— DIRECTIONS FOR THIS TASK —
Return the lines below exactly, from the first line to the line that contains "import matplotlib.pyplot as plt". Leave out pictures.

━━━

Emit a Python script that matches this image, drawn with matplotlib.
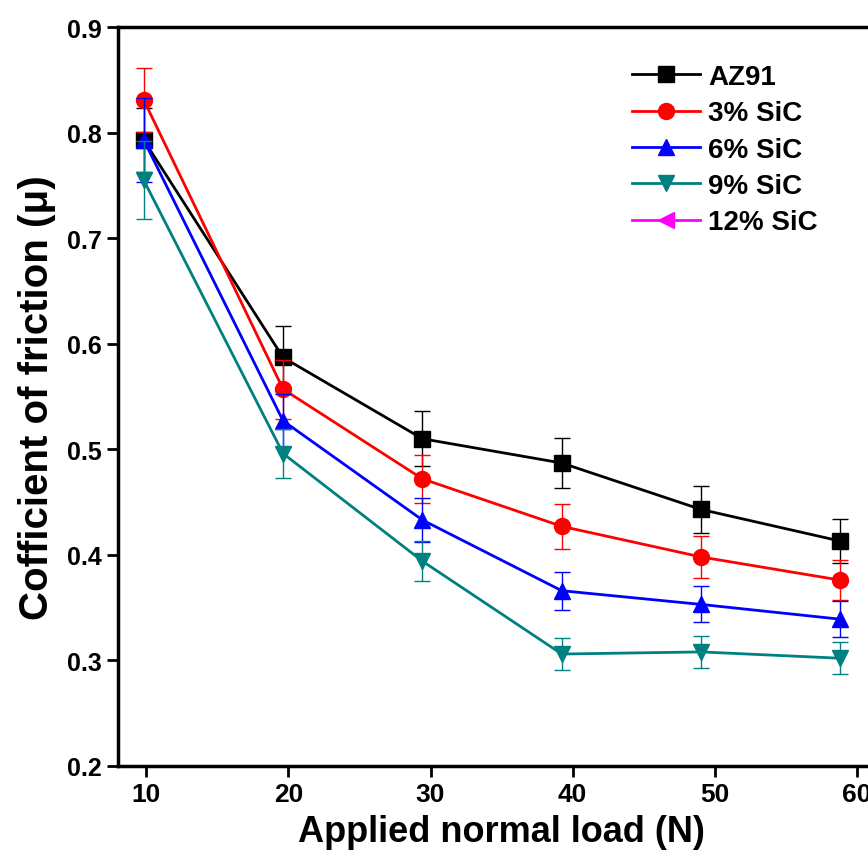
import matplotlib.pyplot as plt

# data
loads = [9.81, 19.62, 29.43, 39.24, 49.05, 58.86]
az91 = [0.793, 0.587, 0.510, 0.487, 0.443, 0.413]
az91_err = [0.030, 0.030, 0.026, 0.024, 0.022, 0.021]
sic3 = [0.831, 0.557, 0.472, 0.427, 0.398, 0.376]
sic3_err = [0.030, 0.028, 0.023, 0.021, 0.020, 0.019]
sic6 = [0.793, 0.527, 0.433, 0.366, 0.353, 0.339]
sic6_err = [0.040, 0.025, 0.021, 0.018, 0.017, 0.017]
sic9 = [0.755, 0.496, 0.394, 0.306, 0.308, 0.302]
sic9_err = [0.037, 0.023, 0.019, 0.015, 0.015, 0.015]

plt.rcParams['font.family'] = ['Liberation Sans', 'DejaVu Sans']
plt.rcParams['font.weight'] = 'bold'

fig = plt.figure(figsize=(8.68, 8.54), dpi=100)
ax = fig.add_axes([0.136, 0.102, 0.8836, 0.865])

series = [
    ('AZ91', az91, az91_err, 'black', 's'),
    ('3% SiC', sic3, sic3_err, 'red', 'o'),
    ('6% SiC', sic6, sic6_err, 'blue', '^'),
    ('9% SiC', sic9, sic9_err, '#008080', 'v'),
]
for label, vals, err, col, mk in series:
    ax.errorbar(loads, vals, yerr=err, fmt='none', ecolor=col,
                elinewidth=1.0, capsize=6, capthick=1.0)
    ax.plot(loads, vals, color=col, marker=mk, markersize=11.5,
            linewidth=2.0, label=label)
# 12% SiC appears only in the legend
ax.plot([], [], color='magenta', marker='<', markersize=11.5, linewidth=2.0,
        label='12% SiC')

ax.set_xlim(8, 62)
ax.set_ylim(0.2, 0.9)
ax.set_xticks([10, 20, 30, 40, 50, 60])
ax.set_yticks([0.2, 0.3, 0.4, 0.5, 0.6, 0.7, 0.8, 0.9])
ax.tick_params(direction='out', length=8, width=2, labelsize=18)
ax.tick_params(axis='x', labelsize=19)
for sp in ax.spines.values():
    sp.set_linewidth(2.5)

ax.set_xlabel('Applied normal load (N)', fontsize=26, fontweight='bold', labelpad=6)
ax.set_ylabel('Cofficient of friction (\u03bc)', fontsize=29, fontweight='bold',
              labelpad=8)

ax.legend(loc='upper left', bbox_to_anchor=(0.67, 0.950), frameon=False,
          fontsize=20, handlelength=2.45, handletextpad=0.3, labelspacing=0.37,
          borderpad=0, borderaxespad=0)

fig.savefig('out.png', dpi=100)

━━━

— RESPONSE TO THE TASK —
Emit a Python script that matches this image, drawn with matplotlib.
import matplotlib.pyplot as plt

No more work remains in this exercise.